## begin COLLECTED MATERIAL

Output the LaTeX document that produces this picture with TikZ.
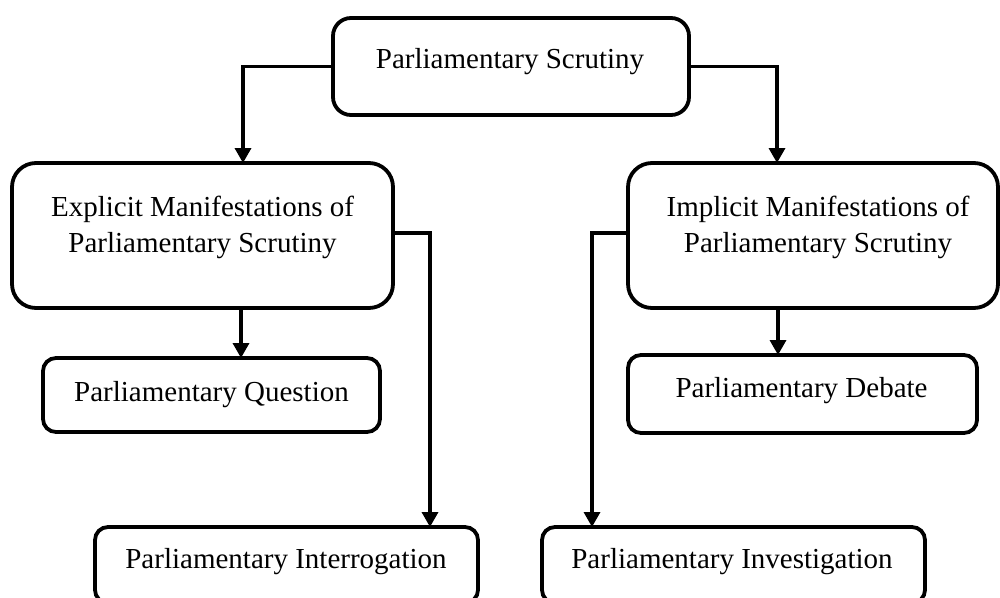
\documentclass[tikz,border=0pt]{standalone}
\usepackage{fontspec}
\setmainfont{Liberation Serif}
\usetikzlibrary{arrows.meta}

\begin{document}
\begin{tikzpicture}[x=1pt,y=-1pt,
  box/.style={draw=black, line width=3.8pt, rectangle, rounded corners=#1,
    inner sep=0pt, outer sep=0pt, anchor=north west},
  box/.default=20pt,
  label/.style={anchor=base, inner sep=0pt, font=\fontsize{29}{36}\selectfont},
  conn/.style={draw=black, line width=3.4pt,
    -{Triangle[length=15pt,width=16pt]}},
  link/.style={draw=black, line width=3.4pt}]

  \useasboundingbox (0,0) rectangle (1000,597);

  % boxes
  \node[box=18pt, minimum width=356pt, minimum height=97pt]  (top) at (333,18)  {};
  \node[box=24pt, minimum width=381pt, minimum height=145pt] (lm)  at (12,163)  {};
  \node[box=24pt, minimum width=370pt, minimum height=145pt] (rm)  at (628,163) {};
  \node[box=13pt, minimum width=337pt, minimum height=74pt]  (pq)  at (43,358)  {};
  \node[box=13pt, minimum width=349pt, minimum height=78pt]  (db)  at (628,355) {};
  \node[box=13pt, minimum width=383pt, minimum height=76pt]  (ig)  at (95,527)  {};
  \node[box=13pt, minimum width=383pt, minimum height=76pt]  (iv)  at (542,527) {};

  % texts
  \node[label] (ttop)  at (510,68)  {Parliamentary Scrutiny};
  \node[label] (tlm1)  at (202.5,216) {Explicit Manifestations of};
  \node[label] (tlm2)  at (202.5,252) {Parliamentary Scrutiny};
  \node[label] (trm1)  at (818,216) {Implicit Manifestations of};
  \node[label] (trm2)  at (818,252) {Parliamentary Scrutiny};
  \node[label] (tpq)   at (211.5,401) {Parliamentary Question};
  \node[label] (tdb)   at (801.5,397) {Parliamentary Debate};
  \node[label] (tig)   at (286,568) {Parliamentary Interrogation};
  \node[label] (tiv)   at (732,568) {Parliamentary Investigation};

  % connectors
  \draw[conn] (top.west) -| ([xshift=40.5pt]lm.north);
  \draw[conn] (top.east) -| ([xshift=-36pt]rm.north);
  \draw[conn] ([xshift=38.5pt]lm.south) -- ([xshift=38.5pt]lm.south |- pq.north);
  \draw[conn] ([yshift=2.5pt]lm.east) -| ([xshift=143.5pt]ig.north);
  \draw[conn] ([xshift=-35pt]rm.south) -- ([xshift=-35pt]rm.south |- db.north);
  \draw[conn] ([yshift=2.5pt]rm.west) -| ([xshift=-141.5pt]iv.north);
\end{tikzpicture}
\end{document}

## end COLLECTED MATERIAL

EXERCISE GOAL:
Every line is to be duplicated exactly, though pictures stay out.

FINAL RESULT:
Output the LaTeX document that produces this picture with TikZ.
\documentclass[tikz,border=0pt]{standalone}
\usepackage{fontspec}
\setmainfont{Liberation Serif}
\usetikzlibrary{arrows.meta}

\begin{document}
\begin{tikzpicture}[x=1pt,y=-1pt,
  box/.style={draw=black, line width=3.8pt, rectangle, rounded corners=#1,
    inner sep=0pt, outer sep=0pt, anchor=north west},
  box/.default=20pt,
  label/.style={anchor=base, inner sep=0pt, font=\fontsize{29}{36}\selectfont},
  conn/.style={draw=black, line width=3.4pt,
    -{Triangle[length=15pt,width=16pt]}},
  link/.style={draw=black, line width=3.4pt}]

  \useasboundingbox (0,0) rectangle (1000,597);

  % boxes
  \node[box=18pt, minimum width=356pt, minimum height=97pt]  (top) at (333,18)  {};
  \node[box=24pt, minimum width=381pt, minimum height=145pt] (lm)  at (12,163)  {};
  \node[box=24pt, minimum width=370pt, minimum height=145pt] (rm)  at (628,163) {};
  \node[box=13pt, minimum width=337pt, minimum height=74pt]  (pq)  at (43,358)  {};
  \node[box=13pt, minimum width=349pt, minimum height=78pt]  (db)  at (628,355) {};
  \node[box=13pt, minimum width=383pt, minimum height=76pt]  (ig)  at (95,527)  {};
  \node[box=13pt, minimum width=383pt, minimum height=76pt]  (iv)  at (542,527) {};

  % texts
  \node[label] (ttop)  at (510,68)  {Parliamentary Scrutiny};
  \node[label] (tlm1)  at (202.5,216) {Explicit Manifestations of};
  \node[label] (tlm2)  at (202.5,252) {Parliamentary Scrutiny};
  \node[label] (trm1)  at (818,216) {Implicit Manifestations of};
  \node[label] (trm2)  at (818,252) {Parliamentary Scrutiny};
  \node[label] (tpq)   at (211.5,401) {Parliamentary Question};
  \node[label] (tdb)   at (801.5,397) {Parliamentary Debate};
  \node[label] (tig)   at (286,568) {Parliamentary Interrogation};
  \node[label] (tiv)   at (732,568) {Parliamentary Investigation};

  % connectors
  \draw[conn] (top.west) -| ([xshift=40.5pt]lm.north);
  \draw[conn] (top.east) -| ([xshift=-36pt]rm.north);
  \draw[conn] ([xshift=38.5pt]lm.south) -- ([xshift=38.5pt]lm.south |- pq.north);
  \draw[conn] ([yshift=2.5pt]lm.east) -| ([xshift=143.5pt]ig.north);
  \draw[conn] ([xshift=-35pt]rm.south) -- ([xshift=-35pt]rm.south |- db.north);
  \draw[conn] ([yshift=2.5pt]rm.west) -| ([xshift=-141.5pt]iv.north);
\end{tikzpicture}
\end{document}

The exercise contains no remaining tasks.